Contract-as-a-Service (CaaS) is a runtime engine that reads an OpenAPI contract and turns it into a fully functional CRUD API. Instead of generating code from the contract ("contract-first") or documenting code after the fact ("code-first"), the contract itself becomes the product: a single source of truth that the platform executes.

You provide a well designed openapi contract. The CaaS runtime reads that contract and provides a functional API. Your development team spends less time implementing endpoints and more time designing clear, consistent contracts and focusing on business logic.

If you want the backstory, read: Problem & Motivation
If you want the core idea first, read: Core Concepts
If you want to see how it works under the hood, read: Architecture & Runtime

Why now?

Most organizations are dealing with:

  • API sprawl – dozens or hundreds of services, each slightly different.
  • High maintenance cost – every service re-implements the same security, logging, database interactions and error handling.
  • Slow time-to-market – it can still take weeks or months to stand up a “simple” CRUD API.

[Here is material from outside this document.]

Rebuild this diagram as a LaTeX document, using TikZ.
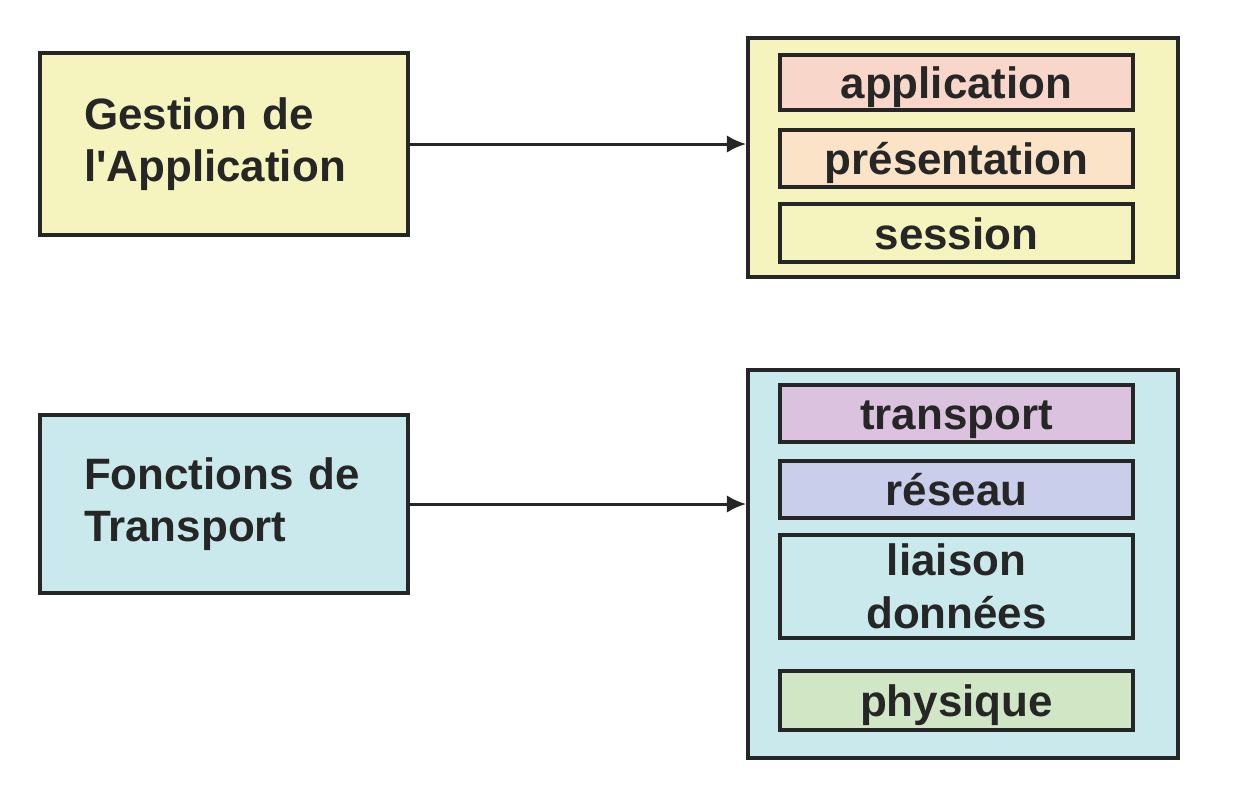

CaaS solves these problems by moving the majority of the behavior into the contract and centralizing the runtime. When all the repetitive boilerplate is handled once in the platform, teams can ship new APIs dramatically faster with far fewer moving parts to maintain.

Key benefits

  • Time-to-market – go from idea to a working API in minutes instead of weeks or months.
  • Lower maintenance – you evolve contracts, not scattered service code.
  • Consistency by design – security, logging, monitoring, pagination, and error handling are implemented once in the runtime and applied consistently to every contract.

Who is this for?

  • API platform teams who want a scalable, opinionated way to roll out high-quality APIs across an organization.
  • Backend developers and solution architects who are tired of rewriting the same CRUD and plumbing for each project.
  • Engineering leaders who need faster delivery, stronger governance, and predictable API quality without heavy process overhead.